Repeat all of the data precisely.
— start of Records to use —
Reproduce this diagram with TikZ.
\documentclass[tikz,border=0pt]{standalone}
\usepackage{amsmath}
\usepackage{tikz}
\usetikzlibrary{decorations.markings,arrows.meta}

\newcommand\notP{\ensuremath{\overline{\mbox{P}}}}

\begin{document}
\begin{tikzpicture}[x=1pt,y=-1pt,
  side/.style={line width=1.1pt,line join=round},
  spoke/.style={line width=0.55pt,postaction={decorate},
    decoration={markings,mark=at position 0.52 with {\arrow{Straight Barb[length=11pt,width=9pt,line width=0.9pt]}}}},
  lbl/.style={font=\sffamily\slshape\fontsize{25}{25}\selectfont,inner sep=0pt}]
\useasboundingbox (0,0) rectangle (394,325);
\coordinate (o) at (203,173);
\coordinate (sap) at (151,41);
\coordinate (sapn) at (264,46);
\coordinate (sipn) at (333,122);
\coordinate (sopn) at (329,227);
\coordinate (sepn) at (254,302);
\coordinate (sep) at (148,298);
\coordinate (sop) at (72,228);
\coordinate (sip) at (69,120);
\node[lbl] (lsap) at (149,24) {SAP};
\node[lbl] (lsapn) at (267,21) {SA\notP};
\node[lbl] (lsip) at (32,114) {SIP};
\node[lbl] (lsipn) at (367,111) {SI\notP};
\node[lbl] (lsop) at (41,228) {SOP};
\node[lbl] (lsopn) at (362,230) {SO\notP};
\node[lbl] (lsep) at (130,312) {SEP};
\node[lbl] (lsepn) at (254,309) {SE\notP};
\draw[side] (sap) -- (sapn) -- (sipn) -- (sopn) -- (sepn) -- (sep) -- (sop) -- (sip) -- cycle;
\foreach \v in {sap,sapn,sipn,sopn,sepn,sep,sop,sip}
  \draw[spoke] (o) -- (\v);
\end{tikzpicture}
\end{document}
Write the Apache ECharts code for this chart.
— end of Records to use —
→ **Result**:
Reproduce this diagram with TikZ.
\documentclass[tikz,border=0pt]{standalone}
\usepackage{amsmath}
\usepackage{tikz}
\usetikzlibrary{decorations.markings,arrows.meta}

\newcommand\notP{\ensuremath{\overline{\mbox{P}}}}

\begin{document}
\begin{tikzpicture}[x=1pt,y=-1pt,
  side/.style={line width=1.1pt,line join=round},
  spoke/.style={line width=0.55pt,postaction={decorate},
    decoration={markings,mark=at position 0.52 with {\arrow{Straight Barb[length=11pt,width=9pt,line width=0.9pt]}}}},
  lbl/.style={font=\sffamily\slshape\fontsize{25}{25}\selectfont,inner sep=0pt}]
\useasboundingbox (0,0) rectangle (394,325);
\coordinate (o) at (203,173);
\coordinate (sap) at (151,41);
\coordinate (sapn) at (264,46);
\coordinate (sipn) at (333,122);
\coordinate (sopn) at (329,227);
\coordinate (sepn) at (254,302);
\coordinate (sep) at (148,298);
\coordinate (sop) at (72,228);
\coordinate (sip) at (69,120);
\node[lbl] (lsap) at (149,24) {SAP};
\node[lbl] (lsapn) at (267,21) {SA\notP};
\node[lbl] (lsip) at (32,114) {SIP};
\node[lbl] (lsipn) at (367,111) {SI\notP};
\node[lbl] (lsop) at (41,228) {SOP};
\node[lbl] (lsopn) at (362,230) {SO\notP};
\node[lbl] (lsep) at (130,312) {SEP};
\node[lbl] (lsepn) at (254,309) {SE\notP};
\draw[side] (sap) -- (sapn) -- (sipn) -- (sopn) -- (sepn) -- (sep) -- (sop) -- (sip) -- cycle;
\foreach \v in {sap,sapn,sipn,sopn,sepn,sep,sop,sip}
  \draw[spoke] (o) -- (\v);
\end{tikzpicture}
\end{document}
Write the Apache ECharts code for this chart.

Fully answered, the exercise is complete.